When I was at a friend's house she was watching a television show from the nineties. I decided to be sociable and watched too.
The woman in the show left her husband after an argument over bowling and checked into a hotel for a few days. He kept begging her to come home. He tried apologies, gifts, and promises. She was not feeling affectionate and did not budge. Her needs took center stage and there was no room to consider his.
As a distraction she created a small town theater production and right before opening night her leading man announced that he was bailing.
"Bailing? What do you mean?" she scrambled over to him.
"I am just not into it. The last scene doesn't do it for me. I'm done." He shook his head, apathetic about the effect his decision had on her play. She launched into a cobbled argument about how she needed him, how she would rewrite the end of the story, anything to get him to recommit.
"There are techniques for getting into the part, ways to overcome your block," she assured him. Reluctantly he agreed.
The irony stuck out like spinach between her teeth. Although the screenwriters were content to resolve the play and leave the marriage on the rocks, I was disappointed in her. She did not see the parallel between her own eagerness to wrangle the actor into staying, and her husband's efforts to coax her back to her own covenant.
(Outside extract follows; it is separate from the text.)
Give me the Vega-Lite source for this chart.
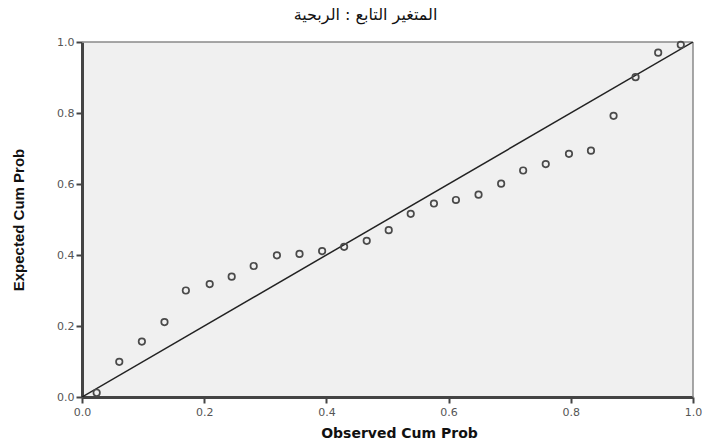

If I ran the zoo, or rather Hollywood, I would have leaped on the chance to give a pro marriage message. There are techniques for falling back in love and strategies for overcoming blocks. Sadly, though, commitment has gone out of fashion. Self fulfillment gets more air time than dedication, and when you plunk yourself in front of that message a few nights a week with a bowl of popcorn for a decade or three it becomes legit.